Why is this so important? Because the SAT is filled with what test-makers call attractors—answer choices that sound familiar or echo words from the passage but don’t actually answer the question. If you look at the choices too soon, you’re far more likely to pick one of these “it kind of sounds right” options. But if you’ve already made a prediction, you’re simply matching it to the closest choice, rather than being swayed by surface-level language.
2. Find the “Objectively Correct” Answer
One thing many students don’t realize: There is always one—and only one—objectively correct answer.

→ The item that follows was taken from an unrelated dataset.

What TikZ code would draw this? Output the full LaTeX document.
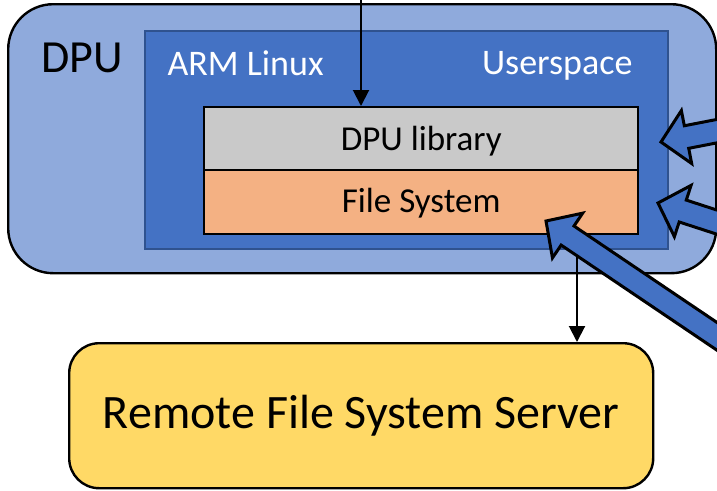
\documentclass[tikz,border=0pt]{standalone}
\usepackage{fontspec}
\setmainfont{Carlito}
\usetikzlibrary{arrows.meta}

\definecolor{dpublue}{HTML}{8FAADC}
\definecolor{armblue}{HTML}{4472C4}
\definecolor{armedge}{HTML}{2F528F}
\definecolor{libgray}{HTML}{C9C9C9}
\definecolor{fsorange}{HTML}{F4B183}
\definecolor{srvyellow}{HTML}{FFD966}

\tikzset{
  plate/.style={draw=black, line width=2.4pt, fill=dpublue, rounded corners=45pt,
    anchor=north west, inner sep=0pt},
  osbox/.style={draw=armedge, line width=2pt, fill=armblue, anchor=north west, inner sep=0pt},
  layer/.style={draw=black, line width=2.4pt, anchor=north west, inner sep=0pt},
  server/.style={draw=black, line width=2.4pt, fill=srvyellow, rounded corners=30pt,
    anchor=north west, inner sep=0pt},
  feedline/.style={draw=black, line width=2pt, -{Triangle[length=16pt,width=16pt]}},
  blockbody/.style={draw=black, fill=armblue, line width=3pt, line join=miter},
  blockarrow/.pic={
    \path[blockbody] (0,0) -- (26,27) -- (26,11.5) -- (260,11.5) -- (260,-11.5)
      -- (26,-11.5) -- (26,-27) -- cycle;
  },
}

\begin{document}
\begin{tikzpicture}[x=1pt,y=-1pt]
  \useasboundingbox (0,0) rectangle (717,490);
  \clip (0,0) rectangle (717,490);

  % DPU board and the ARM Linux userspace
  \node[plate, minimum width=708pt, minimum height=269pt] (dpu) at (7,3) {};
  \node[anchor=base west, font=\fontsize{46}{55}\selectfont] (dpulabel) at (38,72) {DPU};
  \node[osbox, minimum width=523pt, minimum height=218pt] (arm) at (144,30) {};
  \node[anchor=base west, text=white, font=\fontsize{36}{43}\selectfont] (armlabel) at (164,75) {ARM Linux};
  \node[anchor=base east, text=white, font=\fontsize{36}{43}\selectfont] (uslabel) at (636,74) {Userspace};

  % Software layers
  \node[layer, fill=libgray, minimum width=434pt, minimum height=63pt] (lib) at (203,106) {};
  \node[font=\fontsize{35}{42}\selectfont] (libtext) at ([yshift=-2pt]lib.center) {DPU library};
  \node[layer, fill=fsorange, minimum width=434pt, minimum height=64pt] (fs) at (203,169) {};
  \node[font=\fontsize{35}{42}\selectfont] (fstext) at ([yshift=-1pt]fs.center) {File System};

  % Remote server
  \node[server, minimum width=584pt, minimum height=145pt] (remote) at (68,342) {};
  \node[font=\fontsize{48}{57}\selectfont] (remotetext) at (remote.center) {Remote File System Server};

  % Thin connectors
  \coordinate (feed) at (361,0);
  \draw[feedline] (feed) -- (feed |- lib.north);
  \coordinate (drop) at (577,300);
  \draw[feedline] (fs.south -| drop) -- (remote.north -| drop);

  % Incoming block arrows
  \pic[rotate=11] (inA) at (661,142) {blockarrow};
  \pic[rotate=-18] (inB) at (658,203) {blockarrow};
  \pic[rotate=-34] (inC) at (546,221) {blockarrow};
\end{tikzpicture}
\end{document}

The SAT has to be fair. That means that every reading question must have a single answer that any reasonable, educated person would agree is correct, based on evidence in the passage. The wrong answers must be, without exception, provably wrong.
To make this possible, the test writers leave behind clear clues in the passage—usually in the form of synonyms or paraphrased ideas. For example, if the correct answer says “encourages innovation,” you might find a phrase in the passage like “motivates people to think creatively.” Different words, same meaning.
Students who improve the most are the ones who begin to train their brains to look for these objective matches. Instead of asking, “Could this be right?” ask, “Where is the proof in the passage that this answer is right?” If you can’t find it, it’s not the right choice.
3. Look for the “Wrong Word” in Every Wrong Answer
Most wrong answers are almost right. That’s what makes them so hard.
They’re designed to sound logical and relevant—but if you look closely, there’s usually one or two words that don’t quite fit. Maybe the passage says the author was “cautiously optimistic,” but the answer choice says “enthusiastic”—a subtle but critical difference.
That’s why one of the smartest things a student can do is slow down and look for the flawed word or phrase in each answer choice. Ask yourself: Does every part of this answer accurately reflect what the passage says? If even one word is too strong, too broad, too specific, or simply off-tone—it’s out.
Final Thoughts
Mastering the SAT Reading section isn’t about reading faster—it’s about reading smarter. Predict what the answer should say. Match it with the objectively provable choice. And scrutinize every word in every answer. With consistent practice using these strategies, students will not only improve their scores—they’ll become more confident, more analytical readers for life.